Task to carry out>
Pick out all lines with the word "this" from the records that follow.
* Begin *
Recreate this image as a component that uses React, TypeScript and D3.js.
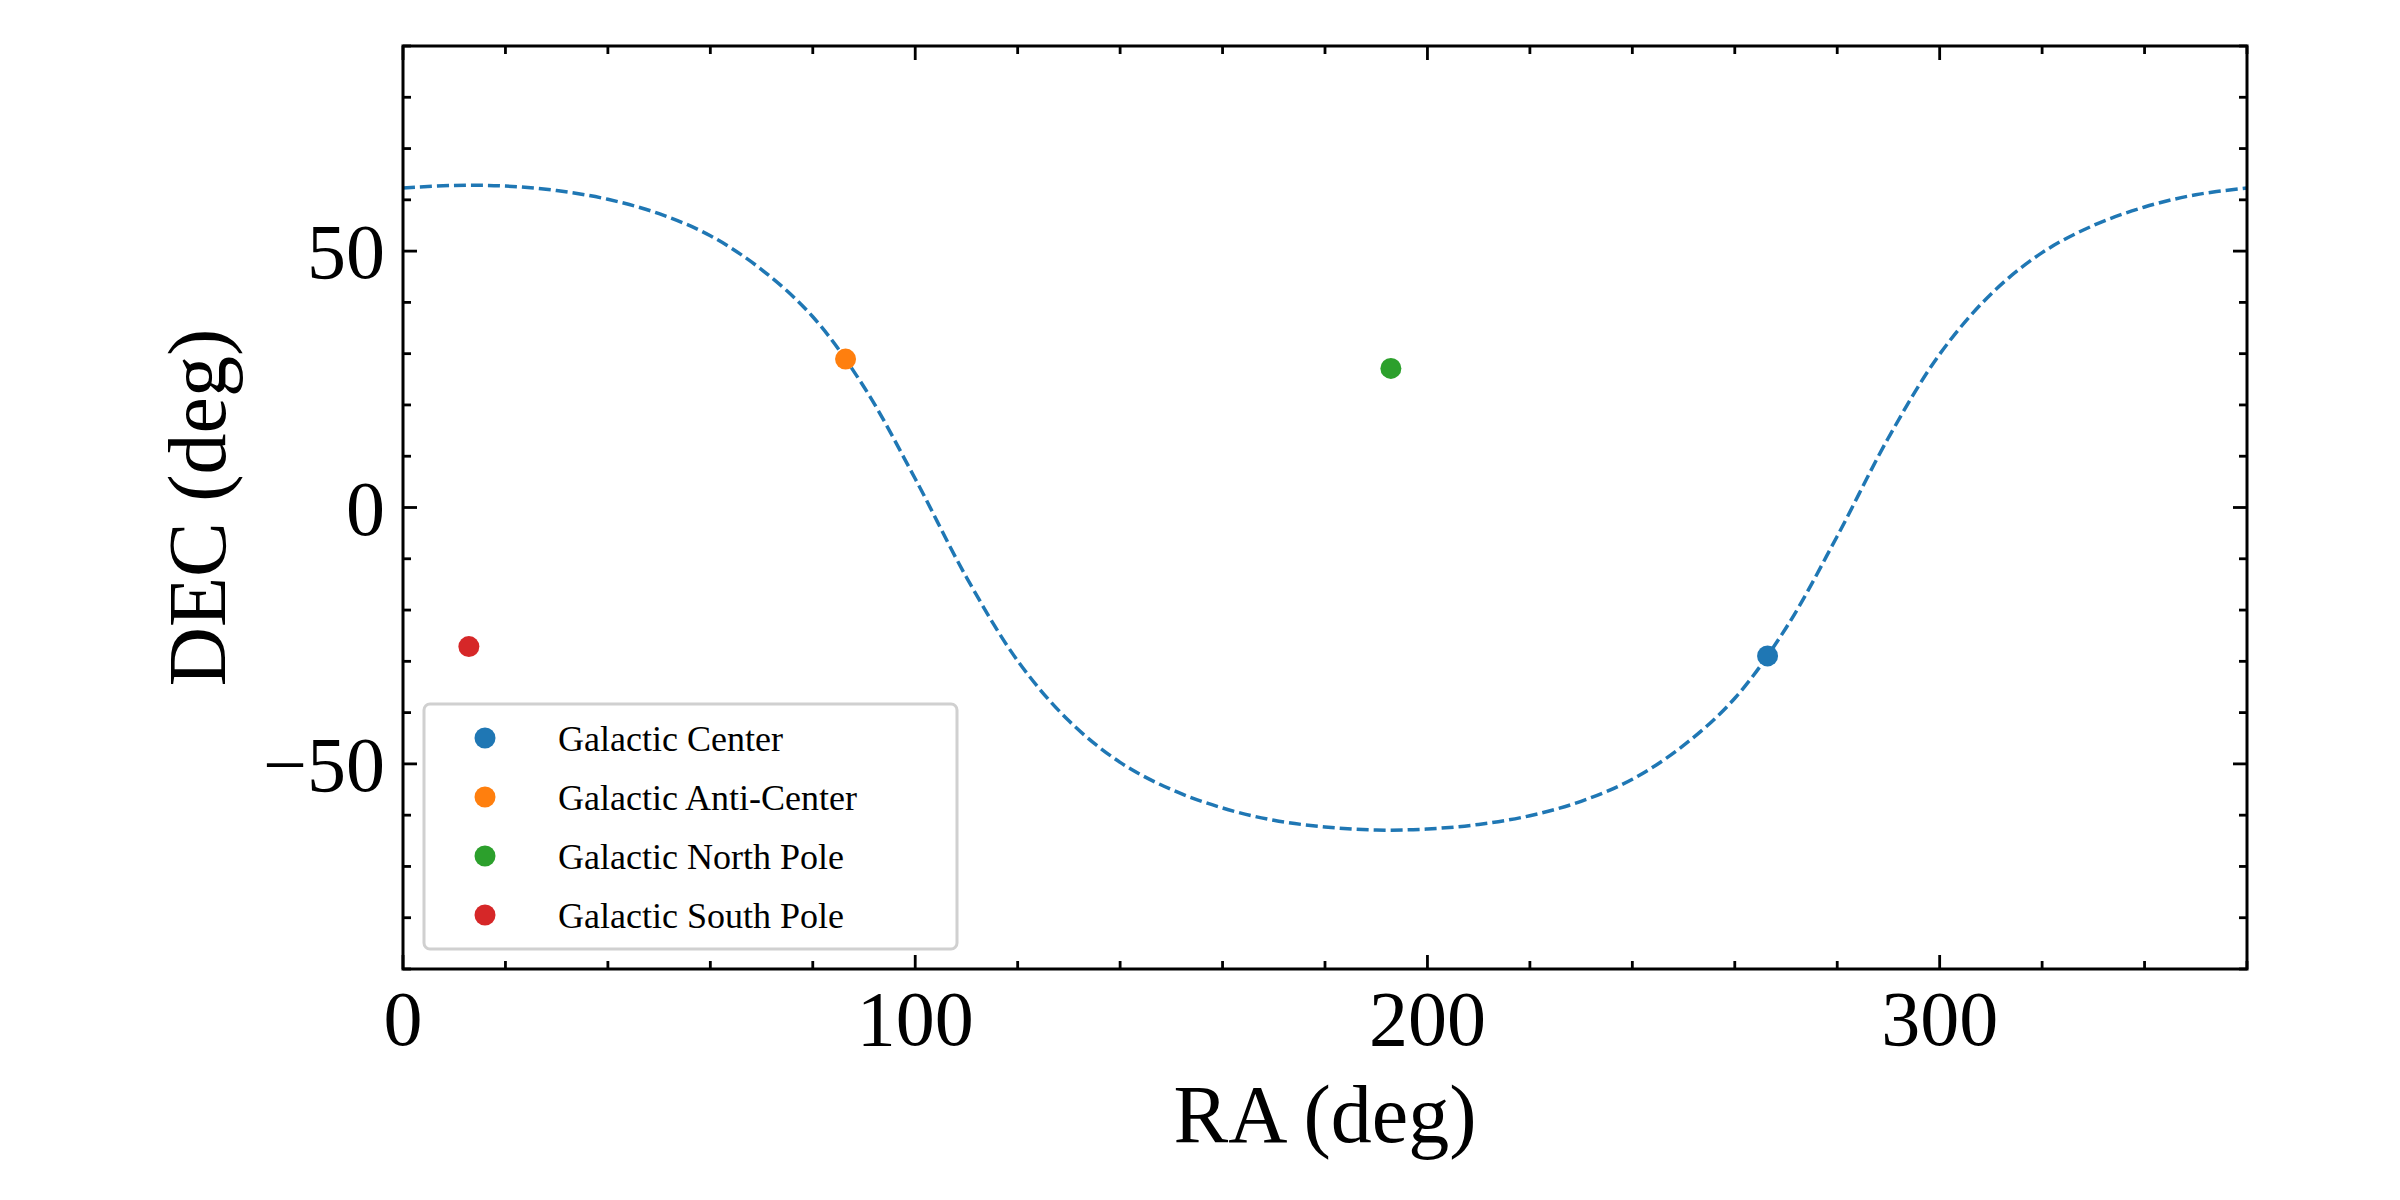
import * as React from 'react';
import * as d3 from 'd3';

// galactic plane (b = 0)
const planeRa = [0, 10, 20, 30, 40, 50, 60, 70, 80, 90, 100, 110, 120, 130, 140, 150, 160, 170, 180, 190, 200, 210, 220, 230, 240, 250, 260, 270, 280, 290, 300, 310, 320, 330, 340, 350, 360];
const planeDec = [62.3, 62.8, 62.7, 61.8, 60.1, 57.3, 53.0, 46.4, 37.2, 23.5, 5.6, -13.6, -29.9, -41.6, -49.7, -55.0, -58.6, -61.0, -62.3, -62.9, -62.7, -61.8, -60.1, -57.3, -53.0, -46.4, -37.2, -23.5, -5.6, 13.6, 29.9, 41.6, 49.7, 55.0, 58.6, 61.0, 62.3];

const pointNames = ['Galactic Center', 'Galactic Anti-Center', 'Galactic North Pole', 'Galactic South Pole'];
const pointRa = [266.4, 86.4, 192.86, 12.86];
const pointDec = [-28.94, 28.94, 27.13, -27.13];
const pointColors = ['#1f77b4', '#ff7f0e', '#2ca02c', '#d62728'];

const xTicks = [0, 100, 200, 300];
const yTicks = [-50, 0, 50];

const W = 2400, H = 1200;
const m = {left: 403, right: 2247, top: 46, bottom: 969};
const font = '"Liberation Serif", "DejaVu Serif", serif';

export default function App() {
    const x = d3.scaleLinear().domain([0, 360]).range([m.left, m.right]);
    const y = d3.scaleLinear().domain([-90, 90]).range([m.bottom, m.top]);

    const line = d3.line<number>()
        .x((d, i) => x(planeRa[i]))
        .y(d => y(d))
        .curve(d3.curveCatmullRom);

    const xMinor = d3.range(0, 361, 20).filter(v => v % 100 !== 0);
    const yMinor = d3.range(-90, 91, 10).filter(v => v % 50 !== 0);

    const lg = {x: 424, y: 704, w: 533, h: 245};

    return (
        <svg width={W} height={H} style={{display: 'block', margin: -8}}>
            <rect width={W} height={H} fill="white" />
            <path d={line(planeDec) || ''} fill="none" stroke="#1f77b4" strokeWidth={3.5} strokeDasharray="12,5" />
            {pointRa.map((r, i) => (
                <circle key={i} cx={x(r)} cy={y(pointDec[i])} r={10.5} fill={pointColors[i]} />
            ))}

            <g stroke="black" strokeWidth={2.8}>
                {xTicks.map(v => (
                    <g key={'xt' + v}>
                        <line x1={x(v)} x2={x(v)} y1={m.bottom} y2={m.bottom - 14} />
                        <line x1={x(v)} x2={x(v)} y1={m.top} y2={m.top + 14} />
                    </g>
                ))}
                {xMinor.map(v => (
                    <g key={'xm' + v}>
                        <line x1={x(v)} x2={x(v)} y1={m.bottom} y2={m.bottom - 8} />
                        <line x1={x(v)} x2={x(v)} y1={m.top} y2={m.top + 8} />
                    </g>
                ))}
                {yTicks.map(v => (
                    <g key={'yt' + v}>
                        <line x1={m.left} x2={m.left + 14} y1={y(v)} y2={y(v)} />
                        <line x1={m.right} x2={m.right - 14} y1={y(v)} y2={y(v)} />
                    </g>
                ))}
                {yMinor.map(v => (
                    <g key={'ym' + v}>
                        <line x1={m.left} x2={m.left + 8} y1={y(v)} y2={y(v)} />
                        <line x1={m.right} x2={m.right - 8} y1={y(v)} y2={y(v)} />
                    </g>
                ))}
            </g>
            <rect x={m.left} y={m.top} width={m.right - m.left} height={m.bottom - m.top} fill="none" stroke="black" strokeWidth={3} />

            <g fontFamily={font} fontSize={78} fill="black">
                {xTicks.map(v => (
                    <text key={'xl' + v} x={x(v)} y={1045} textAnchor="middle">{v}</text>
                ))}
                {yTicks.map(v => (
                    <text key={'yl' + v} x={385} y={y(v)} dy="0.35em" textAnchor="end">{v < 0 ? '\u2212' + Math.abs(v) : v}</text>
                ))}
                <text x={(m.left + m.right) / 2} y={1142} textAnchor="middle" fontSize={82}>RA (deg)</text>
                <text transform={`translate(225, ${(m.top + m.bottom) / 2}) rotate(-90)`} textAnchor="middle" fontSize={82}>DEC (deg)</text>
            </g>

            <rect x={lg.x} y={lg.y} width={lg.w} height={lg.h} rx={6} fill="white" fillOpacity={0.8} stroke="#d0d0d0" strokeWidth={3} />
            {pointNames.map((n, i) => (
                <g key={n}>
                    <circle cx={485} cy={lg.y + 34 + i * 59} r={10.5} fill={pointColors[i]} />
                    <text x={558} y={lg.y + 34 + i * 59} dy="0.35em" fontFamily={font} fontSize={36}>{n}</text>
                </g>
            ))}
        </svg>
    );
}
* End *
* Begin *
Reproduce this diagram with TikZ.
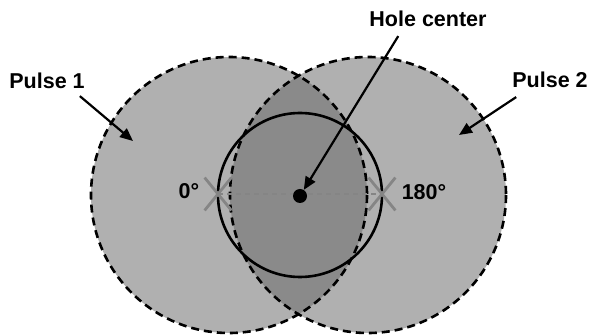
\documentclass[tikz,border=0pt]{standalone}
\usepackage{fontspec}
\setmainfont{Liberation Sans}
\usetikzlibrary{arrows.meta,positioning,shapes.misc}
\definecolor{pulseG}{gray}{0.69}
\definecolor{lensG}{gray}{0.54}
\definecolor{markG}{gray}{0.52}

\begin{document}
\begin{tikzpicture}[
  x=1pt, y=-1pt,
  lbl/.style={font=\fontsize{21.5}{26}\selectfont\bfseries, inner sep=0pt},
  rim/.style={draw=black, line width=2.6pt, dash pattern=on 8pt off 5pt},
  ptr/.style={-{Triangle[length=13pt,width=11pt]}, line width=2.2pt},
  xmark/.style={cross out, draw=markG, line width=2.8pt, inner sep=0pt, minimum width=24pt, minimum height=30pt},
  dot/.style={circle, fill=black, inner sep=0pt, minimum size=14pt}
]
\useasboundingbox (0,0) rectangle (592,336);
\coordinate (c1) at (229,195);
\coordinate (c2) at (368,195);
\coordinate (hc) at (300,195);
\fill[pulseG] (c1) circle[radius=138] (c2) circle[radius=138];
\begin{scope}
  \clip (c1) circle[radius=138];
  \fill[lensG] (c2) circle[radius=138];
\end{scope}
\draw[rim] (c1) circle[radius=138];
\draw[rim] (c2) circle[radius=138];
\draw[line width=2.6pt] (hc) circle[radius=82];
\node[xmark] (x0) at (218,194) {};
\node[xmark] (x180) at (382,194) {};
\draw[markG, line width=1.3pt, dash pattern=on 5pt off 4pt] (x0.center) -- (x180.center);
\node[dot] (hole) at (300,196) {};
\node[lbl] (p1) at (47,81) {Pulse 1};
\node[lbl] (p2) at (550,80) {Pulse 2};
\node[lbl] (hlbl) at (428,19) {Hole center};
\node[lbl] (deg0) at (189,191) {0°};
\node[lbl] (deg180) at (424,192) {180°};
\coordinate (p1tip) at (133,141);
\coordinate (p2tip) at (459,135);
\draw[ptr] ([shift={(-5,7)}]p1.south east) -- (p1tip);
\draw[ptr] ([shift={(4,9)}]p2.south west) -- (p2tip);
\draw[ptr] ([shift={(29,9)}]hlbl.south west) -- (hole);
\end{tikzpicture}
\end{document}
* End *
Full answer>
Recreate this image as a component that uses React, TypeScript and D3.js.
Reproduce this diagram with TikZ.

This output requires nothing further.